Van Hekken signed with the Braves as a Minor League free agent after that season. And that's when the peripatetic portion of his career really began.
From 2005-07, Van Hekken toured three Minor League systems -- Atlanta, Cincinnati and Kansas City -- in addition to the independent Somerset (N.J.) Patriots and Macoto Cobras of Taiwan's Chinese Professional Baseball League.
Van Hekken's tenure in Taiwan was brief and confusing; at the time, the CPBL was marred by a gambling scandal. (The Cobras ultimately disbanded as a result.) On one surreal night, Van Hekken watched a fight break out -- in the Cobras' dugout, mid-game -- after the team's third base coach accused a player of committing errors and striking out on purpose.
"After that, I remember sitting there and thinking, 'I've got to get out of here,'" Van Hekken said.
Meanwhile, Andy and Alina were confronted with difficult financial decisions. Van Hekken estimates that his gross earnings in 2007 -- between Somerset and Taiwan -- totaled about $50,000. The couple had to spend weeks and sometimes months apart. It had been five years since Van Hekken pitched in the Majors.
"Every offseason, we'd sit down and she'd ask me, 'Do you still want to play?'" he said. "Well, of course I wanted to play. We needed to earn some money. After '07, I felt really good. I felt I could still pitch and be successful. I honestly thought I could still get to the big leagues.
"So I told her, 'Let's give this one more shot and see what happens.'"
One more shot has turned into 10 years -- and counting. For that, Van Hekken credits pitching guru Mike Paul, co-owner of Elite Baseball & Softball Training outside Grand Rapids, Mich.
Van Hekken has worked with Paul for the past seven offseasons. As a result, Van Hekken said, his velocity is higher now than when he debuted with the Tigers 15 years ago.
"He saved my career," Van Hekken said. "I would've been done after 2009 or 2010 without him."
All of which leads us to the following question: If Van Hekken had worked with Paul during that crucial 2002-03 offseason, would he have stayed in the Majors?
"It's possible," Van Hekken said. "There's such a small margin between making it or not, having a perfect game or a bad game … I'd like to think that I could have had a longer big league career, but I am very thankful for what I have had, and that I still get to play.
"I'm even very thankful that I made it at all, that I had that debut game.

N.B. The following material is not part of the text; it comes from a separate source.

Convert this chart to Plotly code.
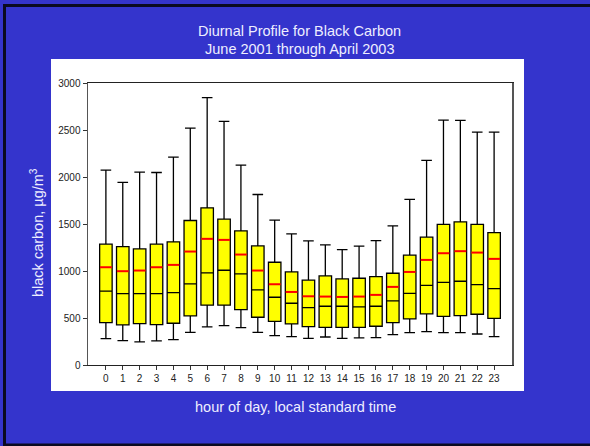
import plotly.graph_objects as go

hours = list(range(24))
tick_labels = [str(h) for h in hours]
upper_whisker = [2073, 1942, 2052, 2048, 2212, 2521, 2844, 2592, 2127, 1814, 1541, 1395,
                 1321, 1278, 1228, 1264, 1324, 1480, 1761, 2176, 2606, 2602, 2478, 2478]
q3_values = [1285, 1260, 1235, 1285, 1310, 1537, 1672, 1551, 1427, 1267, 1093, 990,
             902, 948, 916, 923, 941, 976, 1168, 1360, 1495, 1523, 1495, 1409]
mean_values = [1040, 998, 1005, 1040, 1065, 1207, 1342, 1331, 1175, 1005, 859, 777,
               731, 728, 724, 728, 746, 831, 990, 1118, 1189, 1211, 1196, 1129]
median_values = [785, 760, 760, 760, 770, 863, 980, 1008, 969, 799, 721, 657,
                 611, 625, 625, 618, 625, 682, 763, 848, 880, 891, 856, 813]
q1_values = [451, 426, 440, 430, 444, 522, 636, 636, 589, 508, 465, 437,
             408, 401, 401, 401, 412, 451, 490, 543, 518, 525, 540, 497]
lower_whisker = [280, 259, 245, 256, 270, 348, 405, 419, 398, 348, 312, 302,
                 284, 298, 284, 288, 291, 323, 344, 355, 344, 344, 330, 302]

W, H = 590, 446
L, R, T, B = 88, 512, 83, 365  # plot area in pixels
BOX_W = 0.74
FONT = "Liberation Sans, Arial, sans-serif"
BLUE = "#3434CC"
TXT = "#EEEEFF"


def px_x(x):
    return (x - L) / (R - L)


def px_y(y):
    return (B - y) / (B - T)


fig = go.Figure()
fig.add_trace(go.Box(
    x=hours, q1=q1_values, median=median_values, q3=q3_values,
    lowerfence=lower_whisker, upperfence=upper_whisker,
    width=BOX_W, whiskerwidth=0.85,
    fillcolor="#FFFF00", line=dict(color="#000000", width=1.3),
    boxpoints=False, showlegend=False, hoverinfo="skip",
))

mx, my = [], []
for h, m in zip(hours, mean_values):
    mx += [h - BOX_W / 2 + 0.02, h + BOX_W / 2 - 0.02, None]
    my += [m, m, None]
fig.add_trace(go.Scatter(x=mx, y=my, mode="lines",
                         line=dict(color="#FF0000", width=2),
                         showlegend=False, hoverinfo="skip"))

shapes = [
    # white panel
    dict(type="rect", xref="paper", yref="paper", layer="below",
         x0=px_x(51), x1=px_x(524), y0=px_y(391), y1=px_y(59),
         fillcolor="white", line=dict(width=0)),
    # dark border strips
    dict(type="rect", xref="paper", yref="paper",
         x0=px_x(3), x1=px_x(6), y0=px_y(446), y1=px_y(4),
         fillcolor="#0A0A20", line=dict(width=0)),
    dict(type="rect", xref="paper", yref="paper",
         x0=px_x(3), x1=px_x(590), y0=px_y(7), y1=px_y(4),
         fillcolor="#0A0A20", line=dict(width=0)),
    dict(type="rect", xref="paper", yref="paper",
         x0=px_x(3), x1=px_x(590), y0=px_y(446), y1=px_y(443.5),
         fillcolor="#0A0A20", line=dict(width=0)),
]

annotations = [
    dict(text="Diurnal Profile for Black Carbon", xref="paper", yref="paper",
         x=px_x(299), y=px_y(30.7), showarrow=False, xanchor="center", yanchor="middle",
         font=dict(family=FONT, size=14.5, color=TXT)),
    dict(text="June 2001 through April 2003", xref="paper", yref="paper",
         x=px_x(299), y=px_y(49), showarrow=False, xanchor="center", yanchor="middle",
         font=dict(family=FONT, size=14.5, color=TXT)),
    dict(text="hour of day, local standard time", xref="paper", yref="paper",
         x=px_x(295), y=px_y(407), showarrow=False, xanchor="center", yanchor="middle",
         font=dict(family=FONT, size=14.5, color=TXT)),
    dict(text="black carbon, µg/m<sup>3</sup>", xref="paper", yref="paper",
         x=px_x(37), y=px_y(233), showarrow=False, textangle=-90,
         xanchor="center", yanchor="middle",
         font=dict(family=FONT, size=14.5, color=TXT)),
]

fig.update_layout(
    width=W, height=H,
    margin=dict(l=L, r=W - R, t=T, b=H - B, pad=0),
    paper_bgcolor=BLUE, plot_bgcolor="white",
    shapes=shapes, annotations=annotations,
    showlegend=False,
    xaxis=dict(range=[-1.06, 24.06], tickmode="array",
               tickvals=hours, ticktext=tick_labels,
               ticks="outside", ticklen=4, tickcolor="#333333",
               showgrid=False, zeroline=False,
               showline=True, linecolor="#222222", linewidth=1, mirror=True,
               tickfont=dict(family=FONT, size=10, color="#222222")),
    yaxis=dict(range=[0, 3000], tickmode="array",
               tickvals=[0, 500, 1000, 1500, 2000, 2500, 3000],
               ticks="outside", ticklen=4, tickcolor="#333333",
               showgrid=False, zeroline=False,
               showline=True, linecolor="#555555", linewidth=1.5, mirror=True,
               tickfont=dict(family=FONT, size=10, color="#222222")),
)

fig.write_html(
    "out.html",
    config={"displayModeBar": False, "staticPlot": True},
    post_script="document.body.style.margin='0';document.body.style.overflow='hidden';",
)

There are so many guys that never get a chance to get called up."
Van Hekken spent four full seasons (2012-15) with the Heroes and fell in love with the rollicking atmosphere of KBO games. But he left last year to sign with the Seibu Lions of Japan's top league. Why? Japan has the top league in Asia, competitively and financially, and Van Hekken had started feeling complacent in Korea -- a dangerous notion for someone with baseball wanderlust.
But when he was released by the Lions after struggling, Van Hekken re-signed with the Heroes. He was welcomed back unconditionally.
"I hate feeling comfortable," Van Hekken said. "I never like to get comfortable where I am. I feel like, if I'm comfortable, things are not going to go well, I'm not going to pitch well, or I'm going to be released.
"This is a small, stupid story, but the first year in Korea, our apartment was furnished. The couch was not super comfortable, and we didn't have a normal chair. My wife and I were like, 'We should spend some money and get a nice chair.' We could keep it if we came back the next year. But then I thought, 'If I do that, something bad is going to happen.'"
So did he ever buy the chair? Van Hekken shook his head.
"I'd been there four years," he said. "Same furniture. No comfortable chairs."
Seoul is where Van Hekken said he heard the most meaningful ovation of his career, during the 2014 Korean Series, when Heroes fans chanted "VAN-HEK-KEN!" following a brilliant outing under postseason pressure. The Heroes lost that series, one reason Van Hekken is back with them for 2017. He wants to win a championship, something he hasn't accomplished in nearly two decades of professional baseball.
And by the way, Van Hekken is not prepared to say this will be his final season. He hopes to be back in 2018, too, and then stay involved in baseball after he's done pitching. Maybe he'd work for a Korean club - which probably would involve becoming more fluent in Korean.
Van Hekken is not sure he's ready for that.
"If I learn, that means I want to stay for awhile," he said. "It's committing. It's part of being comfortable. If I feel a little uncomfortable, then I'm going to be good. I like feeling like an underdog, like I have something to prove."
And so an odyssey that began in Van Hekken's home state has delivered him to the other side of the world -- and a place he belongs, whenever he's ready to say so.